| Your instructions |
Begin at the line containing "Generate a LaTeX" and stop at the line containing "(lrC) -- (lrD);"; copy those lines exactly, ends included, and nothing else.

Source code of charts:
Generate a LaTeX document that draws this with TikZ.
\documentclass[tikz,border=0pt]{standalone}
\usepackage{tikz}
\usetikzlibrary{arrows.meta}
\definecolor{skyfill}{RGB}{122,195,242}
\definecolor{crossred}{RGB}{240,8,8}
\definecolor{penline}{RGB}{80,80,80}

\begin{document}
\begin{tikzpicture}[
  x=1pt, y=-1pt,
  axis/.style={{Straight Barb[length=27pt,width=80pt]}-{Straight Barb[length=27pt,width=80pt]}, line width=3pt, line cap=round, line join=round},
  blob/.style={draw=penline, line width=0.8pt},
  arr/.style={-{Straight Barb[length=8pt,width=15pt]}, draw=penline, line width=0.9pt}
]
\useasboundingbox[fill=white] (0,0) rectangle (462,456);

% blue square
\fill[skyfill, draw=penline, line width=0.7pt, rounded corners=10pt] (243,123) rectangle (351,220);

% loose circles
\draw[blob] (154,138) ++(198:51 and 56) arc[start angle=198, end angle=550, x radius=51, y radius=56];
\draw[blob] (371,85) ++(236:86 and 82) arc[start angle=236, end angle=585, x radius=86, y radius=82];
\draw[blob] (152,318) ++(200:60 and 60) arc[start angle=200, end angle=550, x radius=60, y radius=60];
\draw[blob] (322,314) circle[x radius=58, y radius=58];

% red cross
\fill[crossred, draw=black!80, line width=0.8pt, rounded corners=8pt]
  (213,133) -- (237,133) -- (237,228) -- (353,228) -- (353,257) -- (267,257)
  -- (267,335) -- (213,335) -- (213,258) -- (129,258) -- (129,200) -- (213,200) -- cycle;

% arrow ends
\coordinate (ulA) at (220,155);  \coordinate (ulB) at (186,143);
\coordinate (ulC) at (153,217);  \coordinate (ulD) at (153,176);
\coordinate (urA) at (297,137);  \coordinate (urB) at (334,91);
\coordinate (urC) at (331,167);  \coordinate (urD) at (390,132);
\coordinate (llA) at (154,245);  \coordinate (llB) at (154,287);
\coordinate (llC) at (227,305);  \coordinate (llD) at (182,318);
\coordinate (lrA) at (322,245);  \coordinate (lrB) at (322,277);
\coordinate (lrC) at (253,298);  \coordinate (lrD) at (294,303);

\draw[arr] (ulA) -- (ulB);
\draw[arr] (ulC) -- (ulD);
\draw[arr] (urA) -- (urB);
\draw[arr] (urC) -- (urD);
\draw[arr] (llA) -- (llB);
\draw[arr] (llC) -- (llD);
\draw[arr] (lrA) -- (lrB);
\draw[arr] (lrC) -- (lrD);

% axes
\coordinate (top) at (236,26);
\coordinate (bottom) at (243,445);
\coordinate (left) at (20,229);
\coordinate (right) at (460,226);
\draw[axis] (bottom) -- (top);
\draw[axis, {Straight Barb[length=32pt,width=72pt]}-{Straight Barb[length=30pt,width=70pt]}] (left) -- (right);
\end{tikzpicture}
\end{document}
--
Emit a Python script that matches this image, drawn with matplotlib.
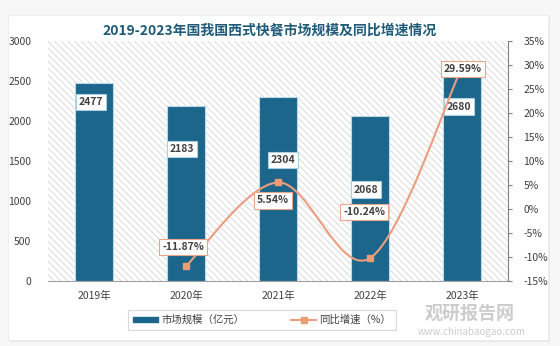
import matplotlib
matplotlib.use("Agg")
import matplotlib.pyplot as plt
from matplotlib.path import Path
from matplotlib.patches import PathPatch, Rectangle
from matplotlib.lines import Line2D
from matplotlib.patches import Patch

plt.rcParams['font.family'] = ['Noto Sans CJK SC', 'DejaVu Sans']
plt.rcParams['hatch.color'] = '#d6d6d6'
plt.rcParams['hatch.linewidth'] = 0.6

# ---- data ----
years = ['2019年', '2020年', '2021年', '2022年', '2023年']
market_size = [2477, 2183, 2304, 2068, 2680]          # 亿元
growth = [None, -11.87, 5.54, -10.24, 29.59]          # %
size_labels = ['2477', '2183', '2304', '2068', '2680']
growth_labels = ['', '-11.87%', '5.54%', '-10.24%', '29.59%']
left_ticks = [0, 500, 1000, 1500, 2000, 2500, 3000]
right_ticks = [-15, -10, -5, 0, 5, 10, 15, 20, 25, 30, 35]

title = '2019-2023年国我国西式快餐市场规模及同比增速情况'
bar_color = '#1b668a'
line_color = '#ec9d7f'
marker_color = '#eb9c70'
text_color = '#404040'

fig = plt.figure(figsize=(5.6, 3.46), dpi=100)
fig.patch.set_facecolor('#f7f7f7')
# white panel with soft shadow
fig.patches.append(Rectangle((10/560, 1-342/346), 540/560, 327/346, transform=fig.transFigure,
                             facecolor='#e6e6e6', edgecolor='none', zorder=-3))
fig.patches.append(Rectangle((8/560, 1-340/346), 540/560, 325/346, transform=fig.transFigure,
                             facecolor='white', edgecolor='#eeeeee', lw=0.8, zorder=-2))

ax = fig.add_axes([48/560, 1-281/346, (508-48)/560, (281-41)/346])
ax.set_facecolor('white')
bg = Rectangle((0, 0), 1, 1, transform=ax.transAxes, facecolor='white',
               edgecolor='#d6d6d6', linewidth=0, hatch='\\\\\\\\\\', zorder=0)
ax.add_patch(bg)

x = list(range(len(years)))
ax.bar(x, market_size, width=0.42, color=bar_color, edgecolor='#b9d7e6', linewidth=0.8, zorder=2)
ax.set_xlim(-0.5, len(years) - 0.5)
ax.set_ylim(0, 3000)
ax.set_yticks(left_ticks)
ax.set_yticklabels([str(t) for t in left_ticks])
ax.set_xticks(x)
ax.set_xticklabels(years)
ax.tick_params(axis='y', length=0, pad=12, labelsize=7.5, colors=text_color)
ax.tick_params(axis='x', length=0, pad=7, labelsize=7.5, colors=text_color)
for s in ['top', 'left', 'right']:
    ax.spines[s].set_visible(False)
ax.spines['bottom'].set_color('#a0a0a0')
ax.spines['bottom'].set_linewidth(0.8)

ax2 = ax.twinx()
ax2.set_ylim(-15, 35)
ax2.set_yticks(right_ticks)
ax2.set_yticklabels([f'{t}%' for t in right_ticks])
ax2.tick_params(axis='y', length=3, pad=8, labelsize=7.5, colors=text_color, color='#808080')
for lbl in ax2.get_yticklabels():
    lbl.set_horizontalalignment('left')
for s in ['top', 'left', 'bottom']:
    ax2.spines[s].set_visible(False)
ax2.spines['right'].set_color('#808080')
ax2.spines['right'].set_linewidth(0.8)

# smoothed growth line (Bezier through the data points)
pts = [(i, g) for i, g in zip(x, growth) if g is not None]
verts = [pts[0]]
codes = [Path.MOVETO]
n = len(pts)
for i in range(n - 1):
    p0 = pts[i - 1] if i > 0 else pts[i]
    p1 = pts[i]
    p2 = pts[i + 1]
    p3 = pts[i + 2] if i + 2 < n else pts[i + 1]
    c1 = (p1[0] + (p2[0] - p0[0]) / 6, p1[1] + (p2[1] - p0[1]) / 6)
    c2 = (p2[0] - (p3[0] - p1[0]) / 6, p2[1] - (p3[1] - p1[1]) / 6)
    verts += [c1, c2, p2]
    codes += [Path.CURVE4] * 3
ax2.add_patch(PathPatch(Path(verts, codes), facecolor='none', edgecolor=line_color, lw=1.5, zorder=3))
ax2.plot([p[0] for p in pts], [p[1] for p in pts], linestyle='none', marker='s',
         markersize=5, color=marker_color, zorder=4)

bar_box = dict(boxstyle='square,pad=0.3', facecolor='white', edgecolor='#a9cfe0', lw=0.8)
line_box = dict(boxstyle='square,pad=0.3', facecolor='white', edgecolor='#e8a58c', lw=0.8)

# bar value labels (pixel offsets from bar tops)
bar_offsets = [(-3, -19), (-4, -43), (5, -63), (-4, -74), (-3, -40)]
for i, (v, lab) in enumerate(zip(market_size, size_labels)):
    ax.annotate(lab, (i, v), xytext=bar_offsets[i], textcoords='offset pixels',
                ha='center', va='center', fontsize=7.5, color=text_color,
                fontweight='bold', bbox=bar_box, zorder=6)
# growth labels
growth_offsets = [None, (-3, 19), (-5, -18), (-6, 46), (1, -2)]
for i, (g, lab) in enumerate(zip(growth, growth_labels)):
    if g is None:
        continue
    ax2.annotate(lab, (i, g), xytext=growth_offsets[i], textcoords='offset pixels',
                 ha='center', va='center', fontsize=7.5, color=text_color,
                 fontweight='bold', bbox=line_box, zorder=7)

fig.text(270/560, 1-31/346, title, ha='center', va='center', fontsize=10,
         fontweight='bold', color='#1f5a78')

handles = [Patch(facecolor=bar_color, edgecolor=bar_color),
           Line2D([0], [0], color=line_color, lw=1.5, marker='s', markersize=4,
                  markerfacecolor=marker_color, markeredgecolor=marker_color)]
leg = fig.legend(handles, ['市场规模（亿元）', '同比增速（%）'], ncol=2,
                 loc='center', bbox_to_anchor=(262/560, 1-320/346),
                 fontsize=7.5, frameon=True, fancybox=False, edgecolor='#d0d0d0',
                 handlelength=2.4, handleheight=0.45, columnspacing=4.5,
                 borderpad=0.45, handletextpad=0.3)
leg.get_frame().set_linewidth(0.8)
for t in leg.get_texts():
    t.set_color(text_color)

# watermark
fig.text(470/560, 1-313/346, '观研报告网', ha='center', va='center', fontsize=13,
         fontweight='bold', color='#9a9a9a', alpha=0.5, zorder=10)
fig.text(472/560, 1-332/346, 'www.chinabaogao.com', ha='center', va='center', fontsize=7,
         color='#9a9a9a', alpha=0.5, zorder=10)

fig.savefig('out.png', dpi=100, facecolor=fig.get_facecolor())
==
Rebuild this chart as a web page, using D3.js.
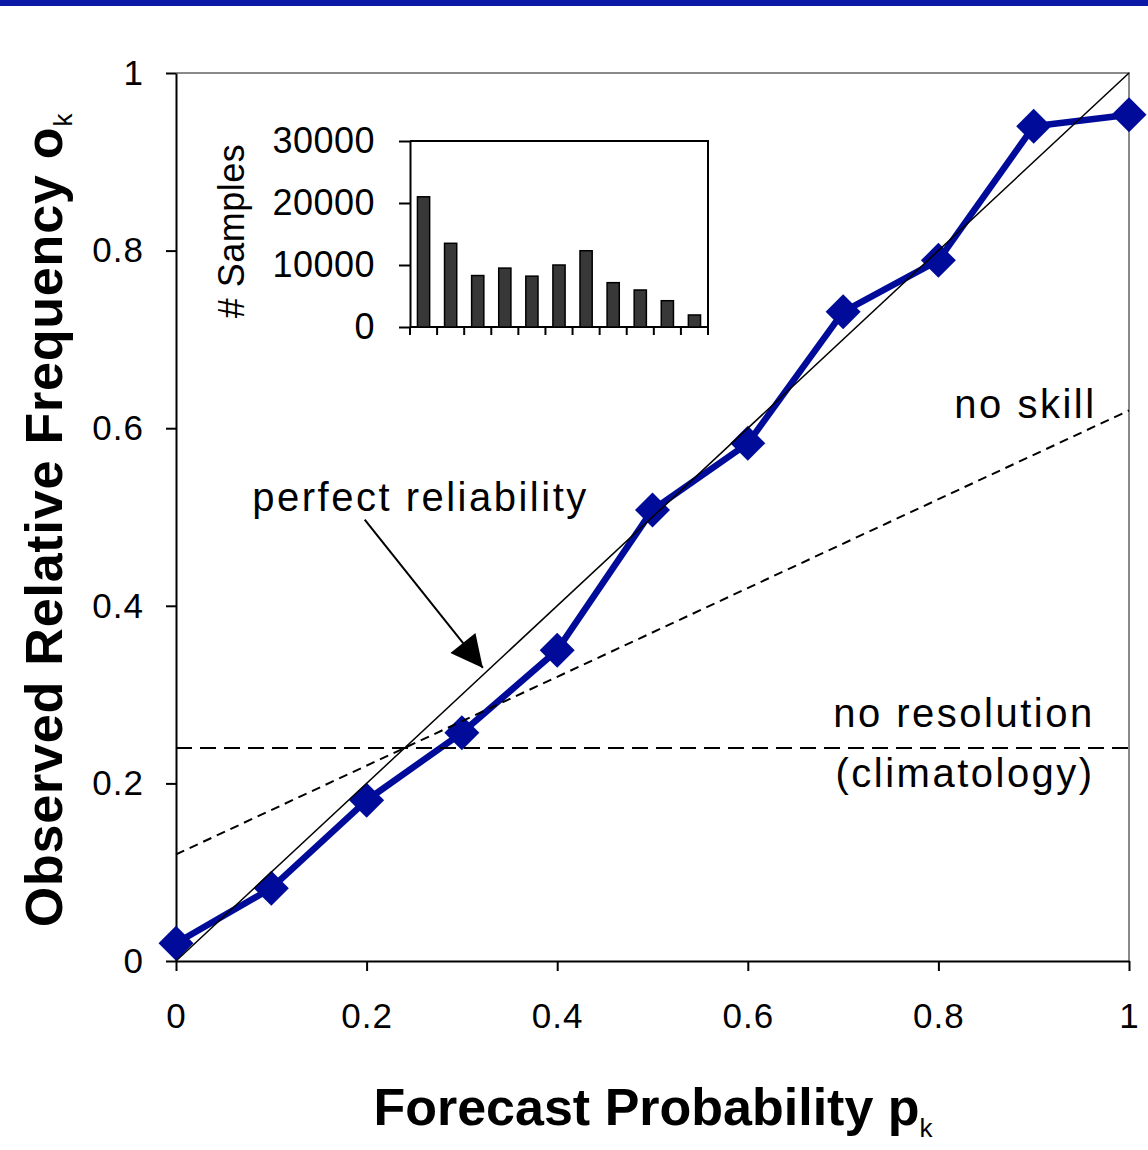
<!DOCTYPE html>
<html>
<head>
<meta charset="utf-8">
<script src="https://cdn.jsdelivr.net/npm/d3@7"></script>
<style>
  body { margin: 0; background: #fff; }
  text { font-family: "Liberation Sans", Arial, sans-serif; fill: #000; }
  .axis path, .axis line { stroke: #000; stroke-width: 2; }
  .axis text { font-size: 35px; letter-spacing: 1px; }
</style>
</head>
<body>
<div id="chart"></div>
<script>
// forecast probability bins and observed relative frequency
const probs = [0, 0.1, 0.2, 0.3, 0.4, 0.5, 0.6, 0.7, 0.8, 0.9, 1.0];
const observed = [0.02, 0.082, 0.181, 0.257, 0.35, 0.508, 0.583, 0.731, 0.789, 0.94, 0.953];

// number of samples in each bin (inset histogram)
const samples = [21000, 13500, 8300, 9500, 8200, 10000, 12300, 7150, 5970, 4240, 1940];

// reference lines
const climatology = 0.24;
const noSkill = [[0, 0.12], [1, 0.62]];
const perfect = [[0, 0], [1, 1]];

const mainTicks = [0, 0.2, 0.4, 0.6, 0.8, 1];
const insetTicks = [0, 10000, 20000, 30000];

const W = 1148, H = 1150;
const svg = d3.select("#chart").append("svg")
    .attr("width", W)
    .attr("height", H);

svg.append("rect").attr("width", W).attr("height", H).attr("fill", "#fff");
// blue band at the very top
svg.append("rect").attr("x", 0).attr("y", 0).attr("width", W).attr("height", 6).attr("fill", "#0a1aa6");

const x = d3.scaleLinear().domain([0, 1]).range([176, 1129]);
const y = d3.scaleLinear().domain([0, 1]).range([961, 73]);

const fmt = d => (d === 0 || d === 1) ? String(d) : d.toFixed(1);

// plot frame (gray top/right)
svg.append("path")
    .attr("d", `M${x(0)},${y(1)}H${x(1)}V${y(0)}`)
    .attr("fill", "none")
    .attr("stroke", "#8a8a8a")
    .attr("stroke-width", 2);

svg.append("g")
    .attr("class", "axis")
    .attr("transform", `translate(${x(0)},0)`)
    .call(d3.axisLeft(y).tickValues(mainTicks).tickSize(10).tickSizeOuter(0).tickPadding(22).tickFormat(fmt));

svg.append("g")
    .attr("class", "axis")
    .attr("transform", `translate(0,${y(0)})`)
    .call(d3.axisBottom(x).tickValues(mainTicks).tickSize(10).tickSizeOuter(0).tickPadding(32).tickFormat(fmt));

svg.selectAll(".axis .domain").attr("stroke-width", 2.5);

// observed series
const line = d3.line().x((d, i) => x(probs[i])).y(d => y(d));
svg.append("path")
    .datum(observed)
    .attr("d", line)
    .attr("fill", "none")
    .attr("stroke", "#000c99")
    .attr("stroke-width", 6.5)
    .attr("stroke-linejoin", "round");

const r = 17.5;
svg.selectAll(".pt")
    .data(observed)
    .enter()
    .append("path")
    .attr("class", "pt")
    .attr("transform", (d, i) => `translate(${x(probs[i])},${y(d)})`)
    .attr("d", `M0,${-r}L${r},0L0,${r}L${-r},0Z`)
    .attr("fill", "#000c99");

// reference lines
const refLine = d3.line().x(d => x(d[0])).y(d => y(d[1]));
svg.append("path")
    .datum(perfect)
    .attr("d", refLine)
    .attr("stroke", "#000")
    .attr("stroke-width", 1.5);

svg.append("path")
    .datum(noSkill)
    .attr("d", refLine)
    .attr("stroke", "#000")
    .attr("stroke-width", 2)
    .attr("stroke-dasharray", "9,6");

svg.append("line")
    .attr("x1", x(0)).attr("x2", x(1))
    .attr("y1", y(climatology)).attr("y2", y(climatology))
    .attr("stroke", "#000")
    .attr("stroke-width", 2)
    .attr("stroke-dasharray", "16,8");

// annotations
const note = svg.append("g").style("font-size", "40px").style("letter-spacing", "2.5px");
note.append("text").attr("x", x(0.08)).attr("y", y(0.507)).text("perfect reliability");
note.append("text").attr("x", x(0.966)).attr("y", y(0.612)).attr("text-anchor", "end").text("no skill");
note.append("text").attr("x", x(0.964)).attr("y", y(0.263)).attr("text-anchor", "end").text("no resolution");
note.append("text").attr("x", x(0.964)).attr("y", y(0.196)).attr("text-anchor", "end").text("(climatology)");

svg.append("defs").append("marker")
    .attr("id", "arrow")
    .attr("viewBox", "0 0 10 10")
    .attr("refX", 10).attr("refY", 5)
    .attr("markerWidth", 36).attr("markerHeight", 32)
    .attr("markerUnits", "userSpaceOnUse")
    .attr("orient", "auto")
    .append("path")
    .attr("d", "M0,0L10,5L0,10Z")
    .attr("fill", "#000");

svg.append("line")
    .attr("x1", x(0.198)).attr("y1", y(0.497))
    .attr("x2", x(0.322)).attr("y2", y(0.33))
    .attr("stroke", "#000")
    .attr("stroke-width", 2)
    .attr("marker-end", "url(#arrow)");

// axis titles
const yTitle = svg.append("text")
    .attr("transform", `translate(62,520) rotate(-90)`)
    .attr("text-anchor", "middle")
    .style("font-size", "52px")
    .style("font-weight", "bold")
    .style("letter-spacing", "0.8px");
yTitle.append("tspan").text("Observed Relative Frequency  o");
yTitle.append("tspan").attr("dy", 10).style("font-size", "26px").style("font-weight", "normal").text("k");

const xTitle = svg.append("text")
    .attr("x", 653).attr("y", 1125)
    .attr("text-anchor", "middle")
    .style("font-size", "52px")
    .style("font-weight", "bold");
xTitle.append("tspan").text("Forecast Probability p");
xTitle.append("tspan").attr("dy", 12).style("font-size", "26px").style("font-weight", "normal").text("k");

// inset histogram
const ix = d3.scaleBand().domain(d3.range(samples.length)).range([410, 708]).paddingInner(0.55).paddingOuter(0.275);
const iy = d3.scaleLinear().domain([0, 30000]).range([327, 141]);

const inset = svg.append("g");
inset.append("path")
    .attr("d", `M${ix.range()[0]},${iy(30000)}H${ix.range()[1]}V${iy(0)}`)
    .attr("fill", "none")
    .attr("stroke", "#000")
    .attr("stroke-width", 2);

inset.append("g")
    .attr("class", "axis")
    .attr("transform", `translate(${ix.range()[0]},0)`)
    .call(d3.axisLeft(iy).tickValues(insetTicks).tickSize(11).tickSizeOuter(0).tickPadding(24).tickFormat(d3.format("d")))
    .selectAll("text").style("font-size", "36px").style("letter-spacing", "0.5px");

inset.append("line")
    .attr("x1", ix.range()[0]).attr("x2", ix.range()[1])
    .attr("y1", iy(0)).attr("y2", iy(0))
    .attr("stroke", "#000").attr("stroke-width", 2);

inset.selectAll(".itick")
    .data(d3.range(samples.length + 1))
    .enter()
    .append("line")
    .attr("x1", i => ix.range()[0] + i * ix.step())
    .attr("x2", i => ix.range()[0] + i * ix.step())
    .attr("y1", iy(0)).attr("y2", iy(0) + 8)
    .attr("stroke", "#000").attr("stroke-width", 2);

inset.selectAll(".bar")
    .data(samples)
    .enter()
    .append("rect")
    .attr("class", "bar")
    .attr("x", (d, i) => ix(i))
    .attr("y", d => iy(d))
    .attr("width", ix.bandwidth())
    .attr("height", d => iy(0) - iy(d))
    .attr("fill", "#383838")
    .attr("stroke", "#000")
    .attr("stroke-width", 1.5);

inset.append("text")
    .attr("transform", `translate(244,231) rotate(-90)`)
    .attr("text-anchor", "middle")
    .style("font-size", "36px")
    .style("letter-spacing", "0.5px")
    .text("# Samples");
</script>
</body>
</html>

| The result |
Generate a LaTeX document that draws this with TikZ.
\documentclass[tikz,border=0pt]{standalone}
\usepackage{tikz}
\usetikzlibrary{arrows.meta}
\definecolor{skyfill}{RGB}{122,195,242}
\definecolor{crossred}{RGB}{240,8,8}
\definecolor{penline}{RGB}{80,80,80}

\begin{document}
\begin{tikzpicture}[
  x=1pt, y=-1pt,
  axis/.style={{Straight Barb[length=27pt,width=80pt]}-{Straight Barb[length=27pt,width=80pt]}, line width=3pt, line cap=round, line join=round},
  blob/.style={draw=penline, line width=0.8pt},
  arr/.style={-{Straight Barb[length=8pt,width=15pt]}, draw=penline, line width=0.9pt}
]
\useasboundingbox[fill=white] (0,0) rectangle (462,456);

% blue square
\fill[skyfill, draw=penline, line width=0.7pt, rounded corners=10pt] (243,123) rectangle (351,220);

% loose circles
\draw[blob] (154,138) ++(198:51 and 56) arc[start angle=198, end angle=550, x radius=51, y radius=56];
\draw[blob] (371,85) ++(236:86 and 82) arc[start angle=236, end angle=585, x radius=86, y radius=82];
\draw[blob] (152,318) ++(200:60 and 60) arc[start angle=200, end angle=550, x radius=60, y radius=60];
\draw[blob] (322,314) circle[x radius=58, y radius=58];

% red cross
\fill[crossred, draw=black!80, line width=0.8pt, rounded corners=8pt]
  (213,133) -- (237,133) -- (237,228) -- (353,228) -- (353,257) -- (267,257)
  -- (267,335) -- (213,335) -- (213,258) -- (129,258) -- (129,200) -- (213,200) -- cycle;

% arrow ends
\coordinate (ulA) at (220,155);  \coordinate (ulB) at (186,143);
\coordinate (ulC) at (153,217);  \coordinate (ulD) at (153,176);
\coordinate (urA) at (297,137);  \coordinate (urB) at (334,91);
\coordinate (urC) at (331,167);  \coordinate (urD) at (390,132);
\coordinate (llA) at (154,245);  \coordinate (llB) at (154,287);
\coordinate (llC) at (227,305);  \coordinate (llD) at (182,318);
\coordinate (lrA) at (322,245);  \coordinate (lrB) at (322,277);
\coordinate (lrC) at (253,298);  \coordinate (lrD) at (294,303);

\draw[arr] (ulA) -- (ulB);
\draw[arr] (ulC) -- (ulD);
\draw[arr] (urA) -- (urB);
\draw[arr] (urC) -- (urD);
\draw[arr] (llA) -- (llB);
\draw[arr] (llC) -- (llD);
\draw[arr] (lrA) -- (lrB);
\draw[arr] (lrC) -- (lrD);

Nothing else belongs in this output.